1. Obama should define the "us."
The most important part of an inaugural address is to give Americans a shared identity and purpose. In his first inaugural address, the newly elected president made this appeal through the ending of partisanship. While we may see a nod to such an end, it’s likely the emphasis this time will be on the theme of middle-class empowerment that was the backbone of his 2012 election message.
2. Obama should define the "them."
Of course, every good political narrative needs a bad guy, and the best way to bring people together is to give them a common enemy. The president’s next objective should be to define the “them.” In doing so, it’s important that he not be so specific that he isolates large parts of the population, or those he will have to do business with.
In 1935, FDR did this masterfully by indicting the banking class without actually naming names. He gave the American people a culprit for the country’s ills, but allowed the alleged perpetrators to save face. Obama’s most likely target will be recalcitrant legislators who have chosen again and again to hold the nation’s middle-class hostage as a means of protecting the interests of the rich.
3. Next should come a call to action.
In the past, Obama has struggled with asking people to do something specific. Despite being a former community organizer, he is still a big idea person, and that’s the way he tends to frame things.
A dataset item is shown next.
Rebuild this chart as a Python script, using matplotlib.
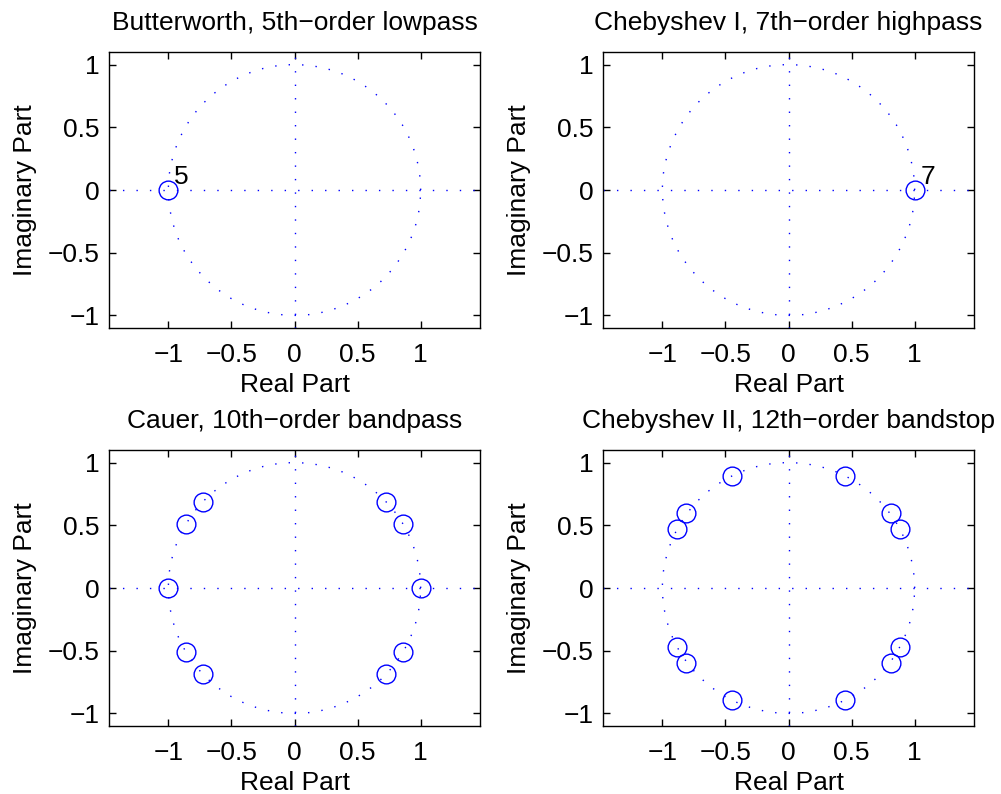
import numpy as np
import matplotlib
matplotlib.use('Agg')
import matplotlib.pyplot as plt

plt.rcParams['font.family'] = ['Liberation Sans', 'DejaVu Sans']

# Zeros (real, imag)
BUTTER_RE = [-1.0]
BUTTER_IM = [0.0]
BUTTER_MULT = [5]

CHEBY1_RE = [1.0]
CHEBY1_IM = [0.0]
CHEBY1_MULT = [7]

CAUER_RE = [-0.727, -0.86, -1.0, -0.86, -0.727, 0.727, 0.86, 1.0, 0.86, 0.727]
CAUER_IM = [0.689, 0.509, 0.0, -0.509, -0.689, 0.689, 0.509, 0.0, -0.509, -0.689]

CHEBY2_RE = [-0.446, -0.81, -0.885, -0.885, -0.81, -0.446,
             0.446, 0.81, 0.885, 0.885, 0.81, 0.446]
CHEBY2_IM = [0.893, 0.595, 0.473, -0.473, -0.595, -0.893,
             0.893, 0.595, 0.473, -0.473, -0.595, -0.893]

TITLES = ['Butterworth, 5th\u2212order lowpass',
          'Chebyshev I, 7th\u2212order highpass',
          'Cauer, 10th\u2212order bandpass',
          'Chebyshev II, 12th\u2212order bandstop']

TICKS = [-1, -0.5, 0, 0.5, 1]
TICK_LABELS = ['\u22121', '\u22120.5', '0', '0.5', '1']
XLIM = (-1.47, 1.47)
YLIM = (-1.1, 1.1)

FS = 19
W, H = 1001, 794
fig = plt.figure(figsize=(W / 100, H / 100), dpi=100)

# axes boxes in pixels: left, top, right, bottom
boxes = [(109, 52, 480, 328), (603, 52, 974, 328),
         (109, 450, 480, 726), (603, 450, 974, 726)]

panels = [(BUTTER_RE, BUTTER_IM, BUTTER_MULT),
          (CHEBY1_RE, CHEBY1_IM, CHEBY1_MULT),
          (CAUER_RE, CAUER_IM, None),
          (CHEBY2_RE, CHEBY2_IM, None)]

dot = (0, (1, 8.7))
theta = np.linspace(0, 2 * np.pi, 70)

for (l, t, r, b), (zr, zi, mult), title in zip(boxes, panels, TITLES):
    ax = fig.add_axes([l / W, (H - b) / H, (r - l) / W, (b - t) / H])
    ax.plot(np.cos(theta), np.sin(theta), color='blue', lw=1.0, ls=dot)
    ax.plot(XLIM, [0, 0], color='blue', lw=1.0, ls=dot)
    ax.plot([0, 0], YLIM, color='blue', lw=1.0, ls=dot)
    ax.plot(zr, zi, 'o', color='blue', mfc='none', ms=13.5, mew=1.0)
    if mult:
        for x, y, m in zip(zr, zi, mult):
            ax.text(x + 0.045, y + 0.05, str(m), fontsize=FS,
                    ha='left', va='baseline')
    ax.set_xlim(XLIM)
    ax.set_ylim(YLIM)
    ax.set_xticks(TICKS)
    ax.set_yticks(TICKS)
    ax.set_xticklabels(TICK_LABELS)
    ax.set_yticklabels(TICK_LABELS)
    ax.tick_params(direction='in', length=5, width=1, labelsize=FS,
                   top=True, right=True)
    ax.tick_params(axis='x', pad=11)
    ax.tick_params(axis='y', pad=6.5)
    for s in ax.spines.values():
        s.set_linewidth(1.0)
    ax.set_xlabel('Real Part', fontsize=FS, labelpad=4)
    ax.set_ylabel('Imaginary Part', fontsize=FS, labelpad=8)
    ax.set_title(title, fontsize=FS, pad=16)

fig.savefig('out.png', dpi=100)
If he wants to succeed in getting a divided country behind him, he has to give people a way to participate that is meaningful, achievable and specific.
4. The final aspect is the “wow” moment.
This is where Obama can hit the American people over the head with something they’ve never seen before. One of the best examples in recent memory is from President Ronald Reagan’s first inaugural address. Although seemingly routine now, it was the first time the TV cameras moved away from the president, in this occasion panning out across the national mall, eventually as far as Virginia’s Arlington National Cemetery. In the eye of the viewer, it was a magical moment that highlighted Reagan’s call to move power away from Washington.
For all his notoriety as a great orator, Obama’s first inaugural speech fell flat. He was overly excited, lacking the poise and confidence of a U.S. president. But as we’ve seen time and time again, Obama is a man who learns from his mistakes and rarely makes them twice. So look for him to be much improved in this go around, and to deliver a speech that will be remembered for years to come.